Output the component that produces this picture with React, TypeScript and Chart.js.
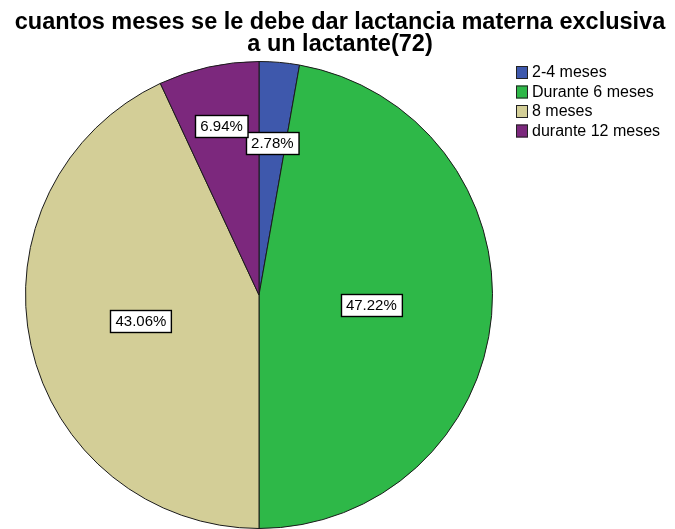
import React, { useEffect, useRef } from "react";
import { Chart, registerables } from "chart.js";

Chart.register(...registerables);

const titleLines = ["cuantos meses se le debe dar lactancia materna exclusiva", "a un lactante(72)"];
const categories = ["2-4 meses", "Durante 6 meses", "8 meses", "durante 12 meses"];
const counts = [2, 34, 31, 5];
const percentLabels = ["2.78%", "47.22%", "43.06%", "6.94%"];
const colors = ["#3E58AC", "#2EB848", "#D3CE97", "#7C287D"];
const labelRadiusFrac = [0.655, 0.483, 0.518, 0.74];

const FONT = "'Liberation Sans', Arial, sans-serif";

const overlayPlugin = {
  id: "overlay",
  afterDraw(chart: any) {
    const ctx = chart.ctx as CanvasRenderingContext2D;
    ctx.save();
    // Title
    ctx.fillStyle = "#000";
    ctx.textAlign = "center";
    ctx.textBaseline = "alphabetic";
    ctx.font = `bold 23.5px ${FONT}`;
    ctx.fillText(titleLines[0], 340, 29);
    ctx.fillText(titleLines[1], 340, 51);

    // Legend
    ctx.textAlign = "left";
    ctx.textBaseline = "middle";
    ctx.font = `16px ${FONT}`;
    categories.forEach((c, i) => {
      const top = 66 + i * 19.5;
      ctx.fillStyle = colors[i];
      ctx.fillRect(516, top, 12, 13);
      ctx.strokeStyle = "#222";
      ctx.lineWidth = 1;
      ctx.strokeRect(516.5, top + 0.5, 11, 12);
      ctx.fillStyle = "#000";
      ctx.fillText(c, 532, top + 7);
    });

    // Value labels
    const meta = chart.getDatasetMeta(0);
    ctx.font = `15px ${FONT}`;
    ctx.textAlign = "center";
    meta.data.forEach((arc: any, i: number) => {
      const p = arc.getProps(["x", "y", "startAngle", "endAngle", "outerRadius"], true);
      const mid = (p.startAngle + p.endAngle) / 2;
      const r = p.outerRadius * labelRadiusFrac[i];
      const cx = p.x + Math.cos(mid) * r;
      const cy = p.y + Math.sin(mid) * r;
      const text = percentLabels[i];
      const w = ctx.measureText(text).width + 10;
      const h = 22;
      const bx = Math.round(cx - w / 2) + 0.5;
      const by = Math.round(cy - h / 2) + 0.5;
      ctx.fillStyle = "#fff";
      ctx.fillRect(bx, by, w, h);
      ctx.strokeStyle = "#000";
      ctx.lineWidth = 1.4;
      ctx.strokeRect(bx, by, w, h);
      ctx.fillStyle = "#000";
      ctx.fillText(text, cx, cy + 1);
    });
    ctx.restore();
  },
};

export default function App() {
  const ref = useRef<HTMLCanvasElement>(null);
  useEffect(() => {
    if (!ref.current) return;
    const chart = new Chart(ref.current, {
      type: "pie",
      data: {
        labels: categories,
        datasets: [
          {
            data: counts,
            backgroundColor: colors,
            borderColor: "#1a1a1a",
            borderWidth: 1,
          },
        ],
      },
      options: {
        responsive: false,
        animation: false,
        layout: { padding: { left: 25, top: 61, right: 182, bottom: 0 } },
        plugins: {
          legend: { display: false },
          tooltip: { enabled: false },
          title: { display: false },
        },
      },
      plugins: [overlayPlugin],
    });
    return () => chart.destroy();
  }, []);
  return (
    <div style={{ position: "fixed", left: 0, top: 0, width: 675, height: 529, background: "#fff" }}>
      <canvas ref={ref} width={675} height={529} style={{ width: 675, height: 529, display: "block" }} />
    </div>
  );
}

- [Set problem] Copy each line of the preceding data that contains the string "React".

- [Exercise answer]
Output the component that produces this picture with React, TypeScript and Chart.js.
import React, { useEffect, useRef } from "react";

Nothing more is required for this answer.